Maybe someday I will have a desk that is uncluttered, a to-do list that is complete, a mind that is clear. “Or,” I lament to myself, “maybe I won’t.” Maybe it will always be a battle to remember where I put my pencil, or to maintain my train of thought. But maybe, like this year, those frustrations will recede into the background of something greater.
I hope for this type of experience for each of us. Whatever one’s profession or state in life, if approached from an attitude of encounter, we can be surprised by what we find. Wherever we seek the human element in the work we do, we allow ourselves to touch others and be touched in return.
As it says on the back of the wine bottle: “Even in the midst of life’s chaos, we can find moments of peace and clarity that make the effort worth it.”
I still value the quiet moments of personal rest; I am looking forward to more of them this summer. But equally, if not more so, I will always value the moments of peace and clarity that have been found in my classroom – in the very midst of the chaos – and the beautiful picture it has created.
When I look at the snapshots of the year – sometimes literal snapshots, like the Polaroid photos I took during the last week of school – nothing compares to the fondness I feel for those photos, and the people in them.

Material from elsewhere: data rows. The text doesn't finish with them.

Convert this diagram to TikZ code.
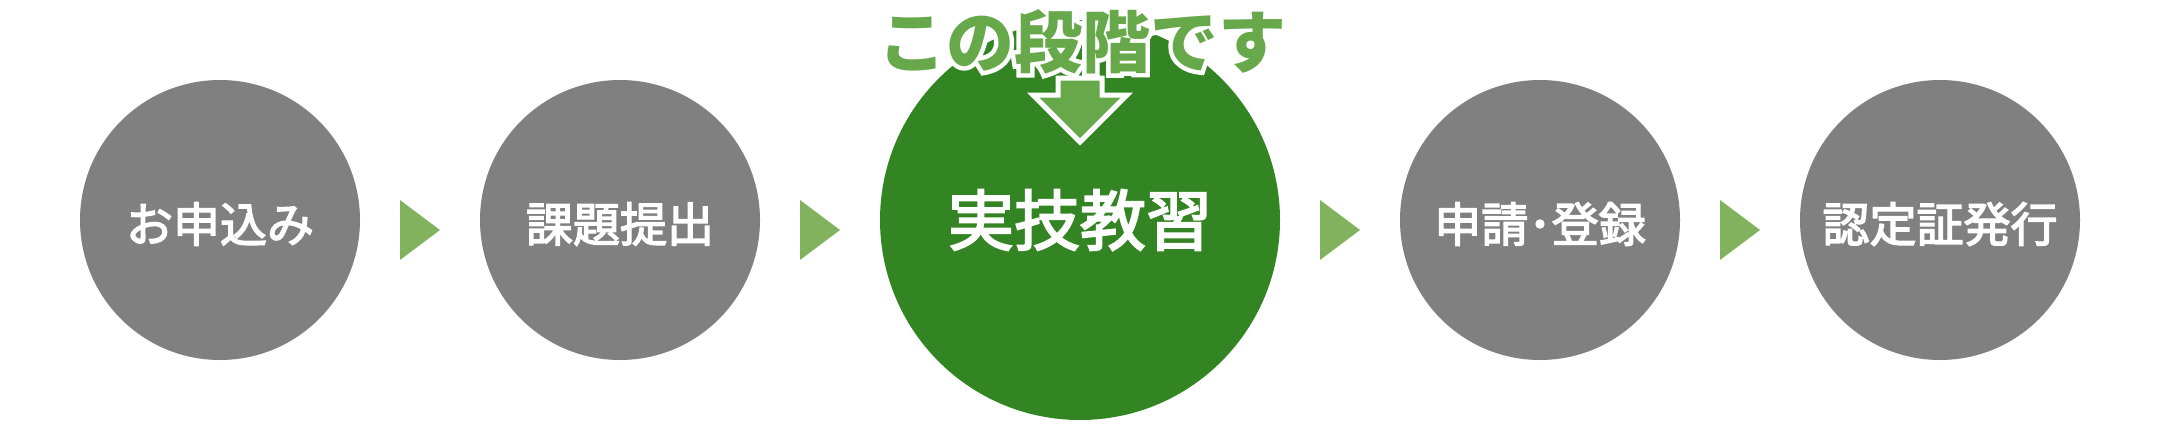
\documentclass[tikz,border=0pt]{standalone}
\usepackage{fontspec}
\newfontfamily\jp{Noto Sans CJK JP}[FakeBold=3]
\newfontfamily\jpcap{Noto Sans CJK JP}
\newfontfamily\jphalo{Noto Sans CJK JP}[BoldFeatures={FakeBold=13}]
\definecolor{stepgray}{HTML}{808080}
\definecolor{nowgreen}{HTML}{338422}
\definecolor{trigreen}{HTML}{83B25F}
\definecolor{markgreen}{HTML}{66A84A}
\tikzset{
  stepcircle/.style={circle, fill=stepgray, minimum size=280pt, inner sep=0pt},
  nowcircle/.style={circle, fill=nowgreen, minimum size=400pt, inner sep=0pt},
  steplabel/.style={text=white, inner sep=0pt, font=\jp\fontsize{47}{47}\selectfont},
  nowlabel/.style={text=white, inner sep=0pt, font=\jp\fontsize{66}{66}\selectfont},
  tri/.style={fill=trigreen},
  marktext/.style={inner sep=0pt, anchor=base, font=\jpcap\bfseries\fontsize{68}{68}\selectfont},
  markhalo/.style={inner sep=0pt, anchor=base, text=white, font=\jphalo\bfseries\fontsize{68}{68}\selectfont},
  markarrow/.style={fill=markgreen, draw=white, line width=5pt, miter limit=10, line join=miter}
}
\begin{document}
\begin{tikzpicture}[x=1pt,y=-1pt]
\useasboundingbox (0,0) rectangle (2160,440);
% circles
\node[stepcircle] (c1) at (220,220) {};
\node[stepcircle] (c2) at (620,220) {};
\node[nowcircle]  (c3) at (1080,220) {};
\node[stepcircle] (c4) at (1540,220) {};
\node[stepcircle] (c5) at (1940,220) {};
% labels
\node[steplabel] (l1) at ([yshift=-4pt]c1.center) {お申込み};
\node[steplabel] (l2) at ([yshift=-4pt]c2.center) {課題提出};
\node[nowlabel]  (l3) at (c3.center) {実技教習};
\node[steplabel] (l4) at ([yshift=-4pt]c4.center) {申請･登録};
\node[steplabel] (l5) at ([yshift=-4pt]c5.center) {認定証発行};
% triangles between steps
\fill[tri] (400,200) -- (440,230) -- (400,260) -- cycle;
\fill[tri] (800,200) -- (840,230) -- (800,260) -- cycle;
\fill[tri] (1320,200) -- (1360,230) -- (1320,260) -- cycle;
\fill[tri] (1720,200) -- (1760,230) -- (1720,260) -- cycle;
% down arrow
\draw[markarrow] (1058,78) -- (1102,78) -- (1102,95) -- (1127,95) -- (1080,142) -- (1033,95) -- (1058,95) -- cycle;
% top caption with white halo
\coordinate (tb) at (1082,67);
\node[markhalo] (halo) at (tb) {この段階です};
\node[marktext, text=markgreen] (cap) at (tb) {この段階です};
\end{tikzpicture}
\end{document}
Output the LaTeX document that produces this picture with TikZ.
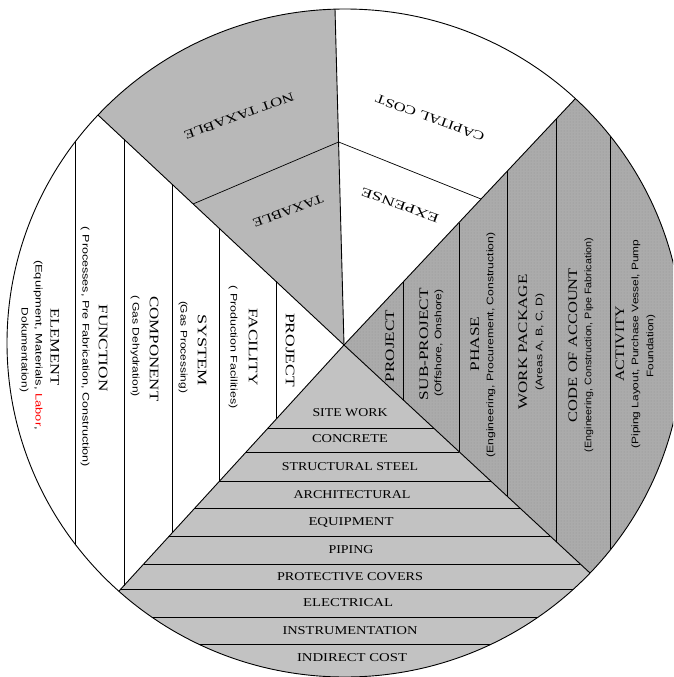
\documentclass[tikz,border=0pt]{standalone}
\usepackage{fontspec}
\setmainfont{Liberation Serif}
\setsansfont{Liberation Sans}
\usetikzlibrary{patterns}
\newcommand{\fitw}[2]{\resizebox{#1pt}{\height}{#2}}
\definecolor{bottomgray}{HTML}{C2C2C2}
\definecolor{rightgray}{HTML}{ABABAB}
\definecolor{dotgray}{HTML}{939393}
\definecolor{ulgray}{HTML}{B8B8B8}
\tikzset{
  ln/.style={draw=black, line width=0.9pt},
  thin ln/.style={draw=black, line width=0.7pt},
  title/.style={font=\fontsize{13}{15}\selectfont, inner sep=0pt},
  subt/.style={font=\sffamily\fontsize{9.5}{11}\selectfont, inner sep=0pt},
  hlab/.style={font=\fontsize{12}{14}\selectfont, inner sep=0pt},
  udlab/.style={font=\fontsize{12.5}{14}\selectfont, inner sep=0pt}
}
\begin{document}
\begin{tikzpicture}[x=1pt,y=-1pt,line join=round]
\useasboundingbox (0,0) rectangle (673,677);
\clip (0,0) rectangle (673,677);
\coordinate (V) at (344,345);
\coordinate (C) at (345,343);
\coordinate (Tx) at (330.5,-159);
\coordinate (ULx) at (-25,0);
\coordinate (URx) at (690.5,-24);
\coordinate (LRx) at (713,687);
\coordinate (LLx) at (6.5,714);
\fill[white] (C) ellipse [x radius=338pt, y radius=334pt];
\begin{scope}
\clip (C) ellipse [x radius=338pt, y radius=334pt];
% sector fills
\fill[bottomgray] (V) -- (LLx) -- (6.5,800) -- (713,800) -- (LRx) -- cycle;
\fill[rightgray] (V) -- (LRx) -- (800,700) -- (800,-50) -- (URx) -- cycle;
\fill[pattern=dots, pattern color=dotgray] (V) -- (LRx) -- (800,700) -- (800,-50) -- (URx) -- cycle;
\fill[ulgray] (V) -- (Tx) -- (-100,-159) -- (-100,0) -- (ULx) -- cycle;
% sector boundaries
\draw[ln] (V) -- (Tx);
\draw[ln] (V) -- (ULx);
\draw[ln] (V) -- (URx);
\draw[ln] (V) -- (LRx);
\draw[ln] (V) -- (LLx);
% arc-like divider in the top sector
\coordinate (A) at (193,204);
\coordinate (B) at (338.6,142);
\coordinate (Cc) at (481,199);
\draw[thin ln] (A) -- (B) -- (Cc);
% left strips
\draw[ln] (75,93.5) -- (75,639);
\draw[ln] (124,139.3) -- (124,585.5);
\draw[ln] (172,184.2) -- (172,533);
\draw[ln] (219,228.1) -- (219,481.7);
\draw[ln] (276,281.4) -- (276,419.3);
% right strips
\draw[ln] (403,282.2) -- (403,399.7);
\draw[ln] (459,222.5) -- (459,451.6);
\draw[ln] (507,171.4) -- (507,496);
\draw[ln] (556,119.2) -- (556,541.5);
\draw[ln] (610,62) -- (610,591.6);
% bottom strips
\draw[ln] (268.1,428) -- (433.5,428);
\draw[ln] (246.1,452) -- (459.4,452);
\draw[ln] (219.6,481) -- (490.7,481);
\draw[ln] (194.9,508) -- (519.8,508);
\draw[ln] (169.3,536) -- (550,536);
\draw[ln] (143.7,564) -- (580.2,564);
\draw[ln] (120.8,589) -- (607,589);
\draw[ln] (95.2,617) -- (637.4,617);
\draw[ln] (70.5,644) -- (666.5,644);
\end{scope}
\draw[ln] (C) ellipse [x radius=338pt, y radius=334pt];

% upside-down labels
\node[udlab, rotate=200] (ntax) at (239,116) {\fitw{116}{NOT TAXABLE}};
\node[udlab, rotate=200] (tax) at (288,211) {\fitw{74}{TAXABLE}};
\node[udlab, rotate=160] (cap) at (430,118) {\fitw{115}{CAPITAL COST}};
\node[udlab, rotate=160] (exps) at (400,205) {\fitw{82}{EXPENSE}};

% left strip labels
\node[title, rotate=-90] (elem) at (55,347) {\fitw{77}{ELEMENT}};
\node[subt, rotate=-90] (elem1) at (38,345) {\fitw{170}{(Equipment, Materials, \textcolor{red}{Labor},}};
\node[subt, rotate=-90] (elem2) at (24,350) {\fitw{84}{Dokumentation)}};
\node[title, rotate=-90] (func) at (103,348) {\fitw{87}{FUNCTION}};
\node[subt, rotate=-90] (func1) at (85,347) {\fitw{240}{( Processes, Pre Fabrication, Construction)}};
\node[title, rotate=-90] (comp) at (154,349) {\fitw{105}{COMPONENT}};
\node[subt, rotate=-90] (comp1) at (135,346) {\fitw{102}{( Gas Dehydration)}};
\node[title, rotate=-90] (sys) at (202,350) {\fitw{72}{SYSTEM}};
\node[subt, rotate=-90] (sys1) at (183,347) {\fitw{92}{(Gas Processing)}};
\node[title, rotate=-90] (fac) at (253,347) {\fitw{77}{FACILITY}};
\node[subt, rotate=-90] (fac1) at (233,347) {\fitw{123}{( Production Facilities)}};
\node[title, rotate=-90] (projL) at (290,350) {\fitw{74}{PROJECT}};

% right strip labels
\node[title, rotate=90] (projR) at (390,346) {\fitw{72}{PROJECT}};
\node[title, rotate=90] (subp) at (424,344) {\fitw{112}{SUB-PROJECT}};
\node[subt, rotate=90] (subp1) at (439,343) {\fitw{107}{(Offshore, Onshore)}};
\node[title, rotate=90] (phase) at (475,344) {\fitw{55}{PHASE}};
\node[subt, rotate=90] (phase1) at (491,345) {\fitw{225}{(Engineering, Procurement, Construction)}};
\node[title, rotate=90] (wp) at (523,342) {\fitw{135}{WORK PACKAGE}};
\node[subt, rotate=90] (wp1) at (540,342) {\fitw{97}{(Areas A, B, C, D)}};
\node[title, rotate=90] (coa) at (573,345) {\fitw{154}{CODE OF ACCOUNT}};
\node[subt, rotate=90] (coa1) at (589,345) {\fitw{214}{(Engineering, Construction, Pipe Fabrication)}};
\node[title, rotate=90] (act) at (620,344) {\fitw{75}{ACTIVITY}};
\node[subt, rotate=90] (act1) at (636,344) {\fitw{209}{(Piping Layout, Purchase Vessel, Pump}};
\node[subt, rotate=90] (act2) at (651,346) {\fitw{63}{Foundation)}};

% bottom strip labels
\node[hlab] (h1) at (350,413) {\fitw{75}{SITE WORK}};
\node[hlab] (h2) at (350,439) {\fitw{76}{CONCRETE}};
\node[hlab] (h3) at (350,467) {\fitw{136}{STRUCTURAL STEEL}};
\node[hlab] (h4) at (352,495) {\fitw{117}{ARCHITECTURAL}};
\node[hlab] (h5) at (351,522) {\fitw{85}{EQUIPMENT}};
\node[hlab] (h6) at (351,550) {\fitw{45}{PIPING}};
\node[hlab] (h7) at (350,577) {\fitw{146}{PROTECTIVE COVERS}};
\node[hlab] (h8) at (348,603) {\fitw{90}{ELECTRICAL}};
\node[hlab] (h9) at (350,631) {\fitw{135}{INSTRUMENTATION}};
\node[hlab] (h10) at (352,658) {\fitw{110}{INDIRECT COST}};
\end{tikzpicture}
\end{document}
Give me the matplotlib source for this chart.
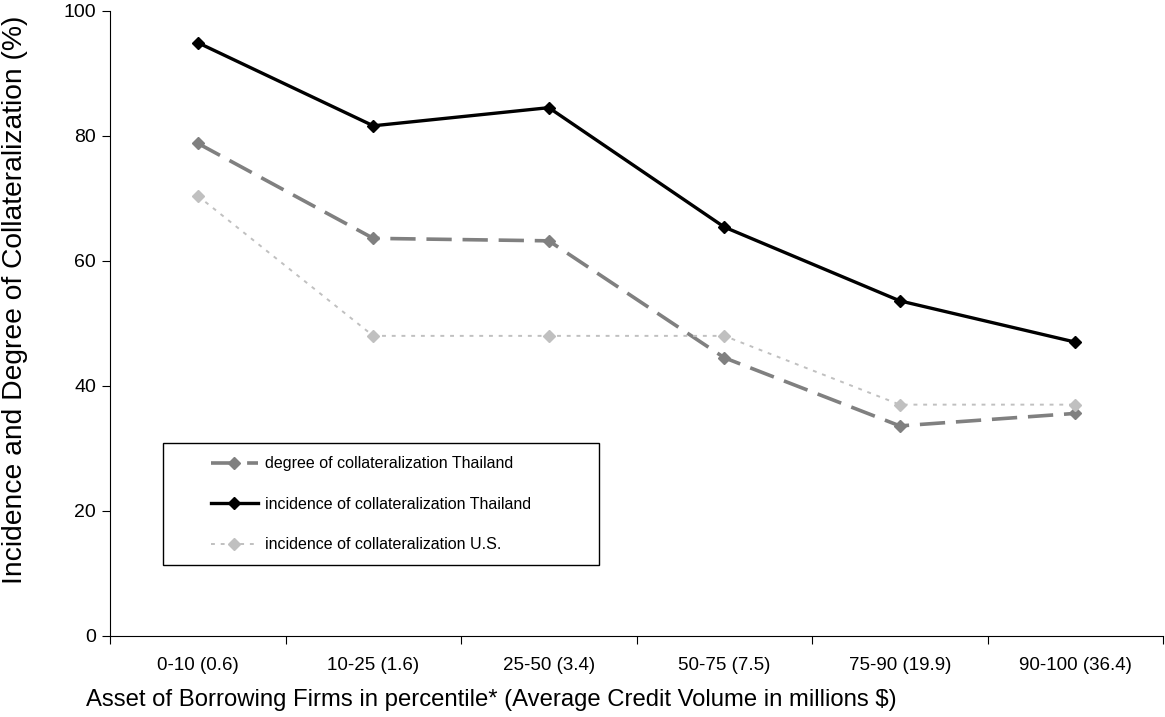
import numpy as np
import matplotlib
matplotlib.use("Agg")
import matplotlib.pyplot as plt
from matplotlib.patches import Rectangle

plt.rcParams['font.family'] = ['Liberation Sans', 'DejaVu Sans']

categories = ["0-10 (0.6)", "10-25 (1.6)", "25-50 (3.4)",
              "50-75 (7.5)", "75-90 (19.9)", "90-100 (36.4)"]
degree_thai = [78.8, 63.6, 63.2, 44.5, 33.6, 35.6]
incidence_thai = [94.9, 81.6, 84.5, 65.4, 53.6, 47.0]
incidence_us = [70.4, 48.0, 48.0, 48.0, 37.0, 37.0]


def main():
    fig = plt.figure(figsize=(11.65, 7.17), dpi=100)
    ax = fig.add_axes([0.0944, 0.113, 0.904, 0.872])
    x = np.arange(len(categories))

    ax.plot(x, degree_thai, color="#808080", lw=2.6, dashes=(7, 3),
            marker="D", ms=6, mfc="#808080", mec="#808080",
            label="degree of collateralization Thailand")
    ax.plot(x, incidence_thai, color="black", lw=2.4,
            marker="D", ms=6, mfc="black", mec="black",
            label="incidence of collateralization Thailand")
    ax.plot(x, incidence_us, color="#c0c0c0", lw=1.4, dashes=(2, 3),
            marker="D", ms=6, mfc="#c0c0c0", mec="#c0c0c0",
            label="incidence of collateralization U.S.")

    ax.set_xlim(-0.5, len(categories) - 0.5)
    ax.set_ylim(0, 100)
    ax.set_yticks(range(0, 101, 20))
    ax.set_xticks(np.arange(len(categories) + 1) - 0.5)
    ax.set_xticklabels([])
    ax.set_xticks(x, minor=True)
    ax.set_xticklabels(categories, minor=True, fontsize=13.5)
    ax.tick_params(axis="x", which="minor", length=0, pad=15)
    ax.tick_params(axis="x", which="major", length=6, direction="out")
    ax.tick_params(axis="y", length=6, direction="out", labelsize=14, pad=4)

    for side in ("top", "right"):
        ax.spines[side].set_visible(False)

    # axis titles (placed like the original, not centred on the axes)
    fig.text(491 / 1165, 1 - 700 / 717,
             "Asset of Borrowing Firms in percentile* (Average Credit Volume in millions $)",
             fontsize=17.2, ha="center", va="center")
    fig.text(15 / 1165, 1 - 300 / 717,
             "Incidence and Degree of Collateralization (%)",
             fontsize=20.3, rotation=90, ha="center", va="center")

    # legend frame drawn separately
    ax.add_patch(Rectangle((0.05, 0.114), 0.414, 0.195, transform=ax.transAxes,
                           fill=False, ec="black", lw=1.0, zorder=3))
    ax.legend(loc="upper left", bbox_to_anchor=(0.091, 0.295),
              frameon=False, fontsize=11.5, labelspacing=1.6,
              handlelength=2.95, handletextpad=0.45, borderaxespad=0,
              borderpad=0.3)

    fig.savefig("out.png", dpi=100)


if __name__ == '__main__':
    main()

There are probably some out-of-focus snapshots in there, maybe some spots with an imperfect angle. There are places where the colors could have been balanced more effectively, or where there’s something in the background I would edit out if I could. If I know where to look, and am really looking, I can see them.
But what perhaps strikes me most is that when I step back and admire the whole, I find it less necessary to look so hard for the defects.
When the big picture is so beautiful, why bother looking for errors?